Used car retailer Carvana, facing a cash crunch, could be headed towards bankruptcy, according to both published reports and a bearish analyst's call that slashes its share-price target to $1.
In mid-afternoon trading, Carvana, best known for its auto vending machine concept, stands at about $4.60 a share, up on the day but down more than 40% from a week ago.
Used car prices have been falling from record highs in recent months as higher interest rates have made used cars unaffordable for many potential buyers. Carvana, a relatively new player in the used car field, has lost money most quarters since it went public in 2017 as it aimed for sales growth a rather than short-term profitability.
But its losses have widened amid the recent downturn in the sector.
It reported a net loss of $1.5 billion in the first nine months of this year, up from a $105 million net loss in the same period of 2021.
And its cash on hand was $316 million as of September 30, down 22% from the start of the year, although its borrowing capacity has increased. It announced it was cutting 1,500 jobs last month on slower car sales.
Bloomberg reported Tuesday that major holders of Carvana debt have entered into a cooperation agreement to work together and give them more leverage in any negotiations with the company. And it reported Wednesday the company is in talks with lawyers and investment bankers about options for managing its debt load amid concerns about its solvency.

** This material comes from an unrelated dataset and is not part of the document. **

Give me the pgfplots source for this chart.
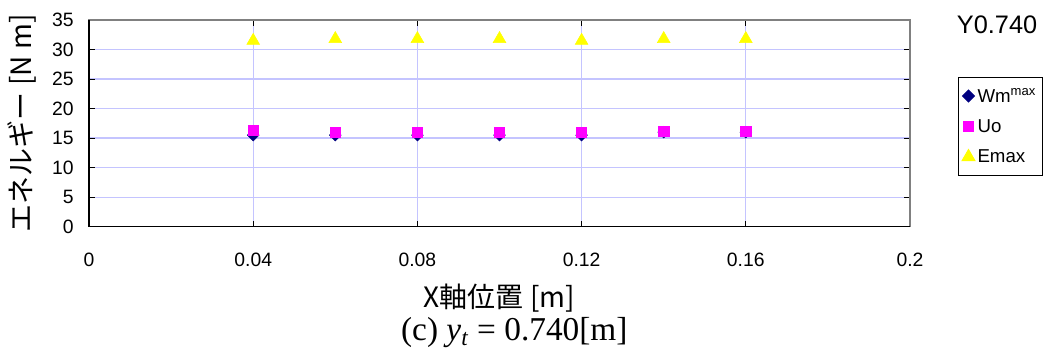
\documentclass[border=0pt]{standalone}
\usepackage{fontspec}
\setmainfont{Liberation Sans}
\newfontfamily\cjk{Noto Sans CJK JP}
\newfontfamily\serif{Liberation Serif}
\usepackage{pgfplots}
\pgfplotsset{compat=1.18}
\definecolor{navyc}{RGB}{0,0,128}
\definecolor{magc}{RGB}{255,0,255}
\definecolor{yelc}{RGB}{255,255,0}
\definecolor{gridc}{RGB}{196,196,255}
\definecolor{grayb}{RGB}{128,128,128}
\pgfplotstableread{
x Wm Uo Emax
0.04 15.5 16.3 31.5
0.06 15.5 16.0 31.8
0.08 15.5 16.0 31.8
0.10 15.5 16.0 31.8
0.12 15.5 16.0 31.5
0.14 16.0 16.1 31.8
0.16 16.0 16.1 31.8
}\datatab
\begin{document}
\begin{tikzpicture}
\begin{axis}[
  name=ax,
  at={(0,0)}, anchor=south west,
  scale only axis,
  width=615.75pt, height=155pt,
  xmin=0, xmax=0.2, ymin=0, ymax=35,
  xtick={0,0.04,0.08,0.12,0.16,0.2},
  xticklabels={0,0.04,0.08,0.12,0.16,0.2},
  ytick={0,5,...,35},
  /pgf/number format/assume math mode=true,
  ticklabel style={font=\fontsize{14.5}{17}\selectfont},
  xticklabel style={yshift=-16pt},
  yticklabel style={xshift=-8pt},
  tick align=inside,
  major tick length=4.5pt,
  tick style={black, line width=0.8pt},
  grid=major,
  major grid style={gridc, line width=0.9pt},
  axis line style={grayb, line width=1pt},
  xlabel={\cjk X軸位置 [m]},
  xlabel style={font=\fontsize{21}{24}\selectfont, at={(axis description cs:0.5,-0.344)}, anchor=center},
  ylabel={\cjk エネルギー [N m]},
  ylabel style={font=\fontsize{21}{24}\selectfont, at={(axis description cs:-0.082,0.5)}, anchor=center},
  legend style={at={(1.058,0.725)}, anchor=north west, draw=black, line width=0.8pt,
    font=\fontsize{14}{17}\selectfont, inner xsep=3pt, inner ysep=6pt, row sep=7.5pt,
    legend cell align=left},
  legend image code/.code={\draw[#1] plot coordinates {(0.25cm,0cm)};},
  clip=false,
]
\addplot[only marks, mark=square*, mark size=3.1pt, mark options={rotate=45}, draw=navyc, fill=navyc] table[x=x,y=Wm]{\datatab};
\addlegendentry{Wm\textsuperscript{max}}
\addplot[only marks, mark=square*, mark size=3.8pt, draw=magc, fill=magc] table[x=x,y=Uo]{\datatab};
\addlegendentry{Uo}
\addplot[only marks, mark=triangle*, mark size=5.5pt, draw=yelc, fill=yelc] table[x=x,y=Emax]{\datatab};
\addlegendentry{Emax}
\draw[black, line width=1pt] (rel axis cs:0,1) -- (rel axis cs:0,0) -- (rel axis cs:1,0);
\node[font=\fontsize{19}{22}\selectfont] at (axis description cs:1.106,0.976) {Y0.740};
\node[font=\serif\fontsize{25}{28}\selectfont] at (axis description cs:0.518,-0.51) {(c) \textit{y}\textsubscript{\textit{t}} = 0.740[m]};
\end{axis}
\pgfresetboundingbox
\useasboundingbox (ax.south west) ++(-66.75pt,-94pt) rectangle ++(791.25pt,264pt);
\end{tikzpicture}
\end{document}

Seth Basham, an analyst with Wedbush Securities, slashed his price target on the stock to $1 from $9 in a note Wednesday, saying that the fact that its debt is trading at less than 50 cents on the dollar is a sign that there is a "higher likelihood of debt restructuring that could leave the equity worthless in a bankruptcy scenario... or highly diluted in a best case."
Carvana launched 10 years ago with a plan to disrupt the used car market, offering both online car shopping and trade-ins as well as distinctive car vending machines. But Basham told CNN Carvana's problems are worse than other used car dealers because it expanded faster than its sales could support.
"They put the cart before the horse," he said. "They built infrastructure for a lot more sales than they're currently doing. And that saddled them with a ton of excess capacity."
The company did comment directly on the report about meetings with lawyer and bankers, only saying that it is not a party to the cooperation agreement among bondholders.
"Our message to our customers, shareholders, employees and other stakeholders remains clear: we are singularly focused on executing on the plan to profitability outlined in our third quarter shareholder letter and we have substantial liquidity to get us there," said the company's statement. "In no way do these reports change that strategy."
But the reports only fed a sell-off in shares already underway. Shares had been down 97% so far this year at the close of trading this past Friday. They plunged to an all-time low of $3.55 a share Wednesday, before closing at $3.83 a share, down 43% for the day.